SUPPLIED DATA:
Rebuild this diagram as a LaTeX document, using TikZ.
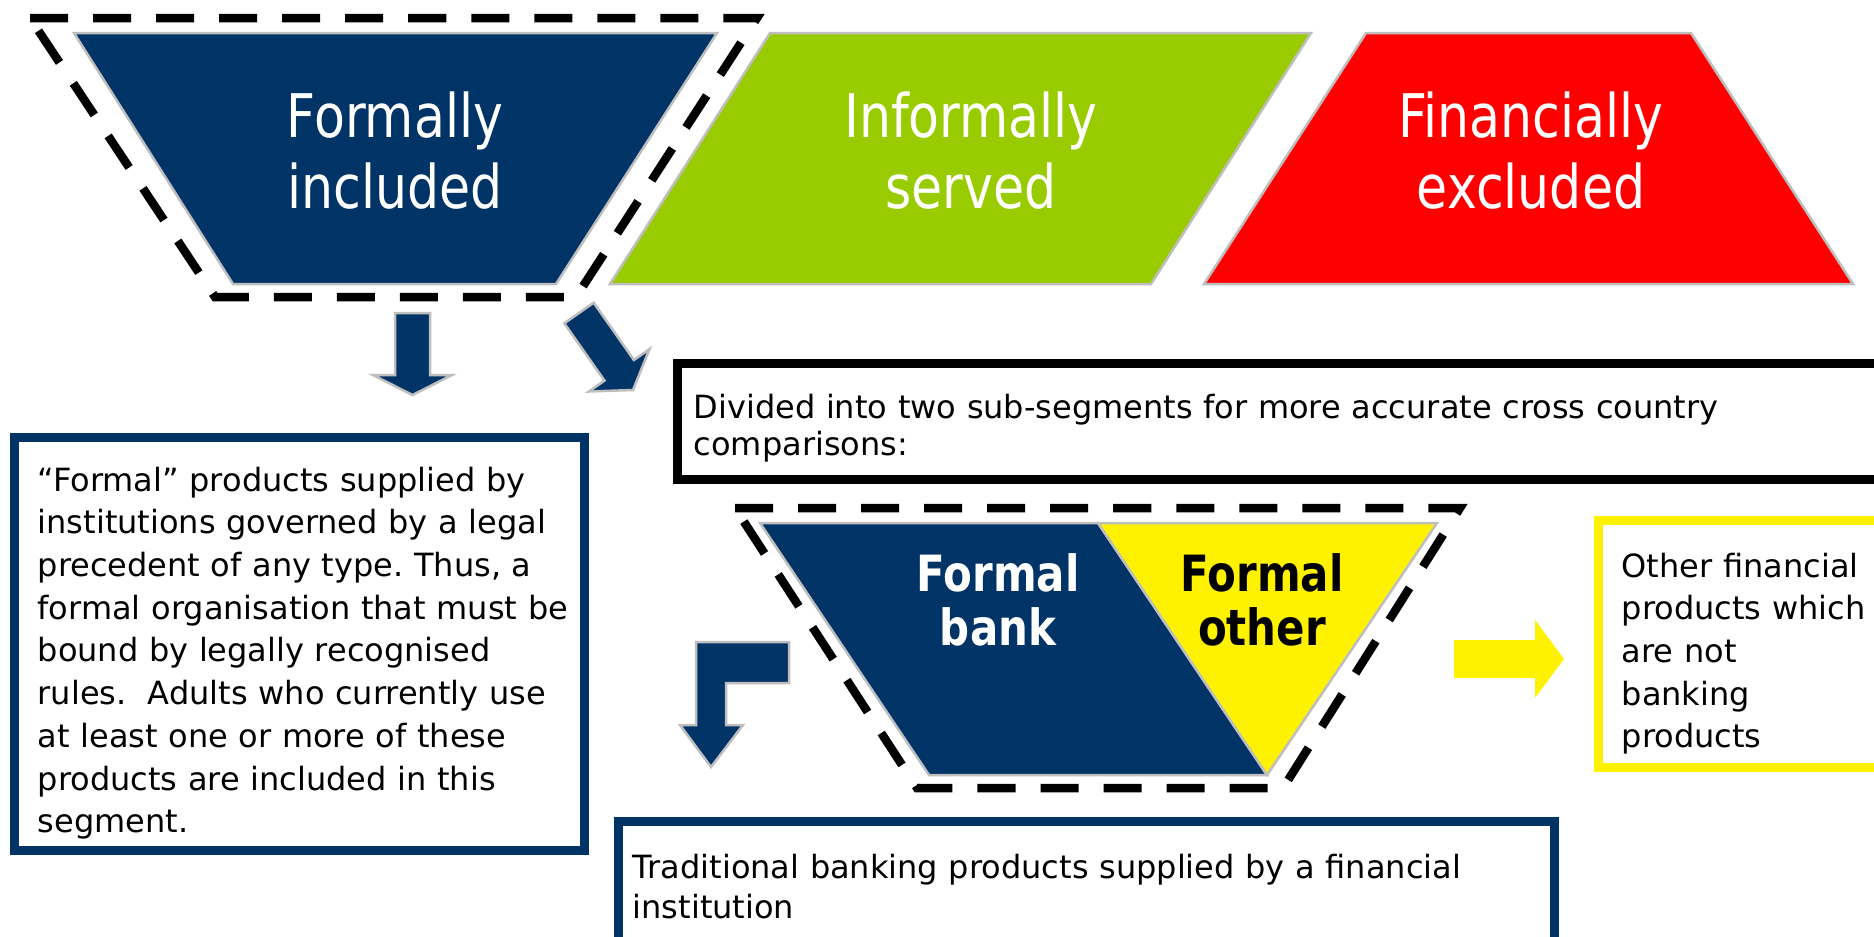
\documentclass[tikz,border=0pt]{standalone}
\usepackage{fontspec}
\setmainfont{DejaVu Sans}
\newfontfamily\narrowfont[FakeStretch=0.84]{DejaVu Sans}
\frenchspacing

\definecolor{navy}{RGB}{0,51,102}
\definecolor{leaf}{RGB}{153,204,0}
\definecolor{edgegrey}{RGB}{190,190,190}

\tikzset{
  segment/.style={draw=edgegrey, line width=0.25mm, line join=miter},
  dashline/.style={draw=black, line width=0.85mm, dash pattern=on 3.8mm off 2.5mm, line join=miter},
  framebox/.style={line width=0.9mm},
  biglabel/.style={text=white, font=\narrowfont\fontsize{17.1}{20.2}\selectfont,
    align=center, text width=4cm, anchor=base, inner sep=0pt},
  sublabel/.style={font=\narrowfont\bfseries\fontsize{14.2}{15.4}\selectfont,
    align=center, text width=3cm, anchor=base, inner sep=0pt},
  bodytext/.style={font=\fontsize{9.1}{12.15}\selectfont, align=left,
    anchor=base west, inner sep=0pt},
}

\begin{document}
\begin{tikzpicture}[x=0.01cm, y=-0.01cm]
      \useasboundingbox (0,0) rectangle (1874,936);
      %
      \draw[dashline] (30,18) -- (757,18) -- (576,297) -- (215,297) -- cycle; % round first segment
      \filldraw[segment, fill=navy] (74,33) -- (717,33) -- (556,284) -- (233,284) -- cycle;
      \filldraw[segment, fill=leaf] (770,33) -- (1311,33) -- (1151,284) -- (610,284) -- cycle;
      \filldraw[segment, fill=red] (1366,33) -- (1691,33) -- (1853,284) -- (1204,284) -- cycle;
      %
      \node[biglabel] (formalIn) at (395,137) {Formally\\included};   % top row
      \node[biglabel] (informal) at (971,137) {Informally\\served};
      \node[biglabel] (excluded) at (1531,137) {Financially\\excluded};
      %
      \filldraw[segment, fill=navy] (395,313) -- (430,313) -- (430,375) -- (452,375)
        -- (412.5,395) -- (373,375) -- (395,375) -- cycle;                % down
      \filldraw[segment, fill=navy] (564.3,323.3) -- (593.7,302.7) -- (633.9,360) -- (649.5,349.1)
        -- (633,390) -- (588.9,391.5) -- (604.5,380.6) -- cycle;          % down right
      %
      \draw[framebox, draw=navy] (14.5,437) rectangle (584.5,850);       % left box
      \node[bodytext, text width=5.6cm] (formalText) at (37,491)
        {“Formal” products supplied by\\
         institutions governed by a legal\\
         precedent of any type. Thus, a\\
         formal organisation that must be\\
         bound by legally recognised\\
         rules.\ \ Adults who currently use\\
         at least one or more of these\\
         products are included in this\\
         segment.};
      %
      \draw[framebox, draw=black] (677.5,363.5) rectangle (1900,479);    % split box
      \node[bodytext, text width=11cm, font=\fontsize{9.1}{10.8}\selectfont] (splitText) at (693,418)
        {Divided into two sub-segments for more accurate cross country\\comparisons:};
      %
      \draw[dashline] (735,508) -- (1460,508) -- (1283,788) -- (917,788) -- cycle; % sub-segments
      \filldraw[segment, fill=navy] (760,523) -- (1098,523) -- (1267,775) -- (929,775) -- cycle;
      \filldraw[segment, fill=yellow] (1098,523) -- (1437,523) -- (1267,775) -- cycle;
      \node[sublabel, text=white] (bank) at (998,591) {Formal\\bank};
      \node[sublabel, text=black] (other) at (1262,591) {Formal\\other};
      %
      \filldraw[segment, fill=navy] (789,642) -- (696,642) -- (696,725) -- (680,725) -- (711,767)
        -- (743,725) -- (726,725) -- (726,683) -- (789,683) -- cycle;    % bent down
      \draw[framebox, draw=navy] (618.5,821.5) rectangle (1554,960);     % bottom box
      \node[bodytext, text width=9.6cm, font=\fontsize{9.1}{11.4}\selectfont] (bankText) at (632,878)
        {Traditional banking products supplied by a financial\\institution};
      %
      \fill[yellow] (1454,640) -- (1535,640) -- (1535,620) -- (1564,659) -- (1535,698)
        -- (1535,678) -- (1454,678) -- cycle;                             % right
      \draw[framebox, draw=yellow] (1598.5,520.5) rectangle (1900,767.5);  % right box
      \node[bodytext, text width=2.6cm] (otherText) at (1621,577)
        {Other financial\\products which\\are not\\banking\\products};
      %
    \end{tikzpicture}
\end{document}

WORK INSTRUCTIONS: Copy each line above containing the string "this".

PROBLEM SOLUTION:
Rebuild this diagram as a LaTeX document, using TikZ.
         products are included in this\\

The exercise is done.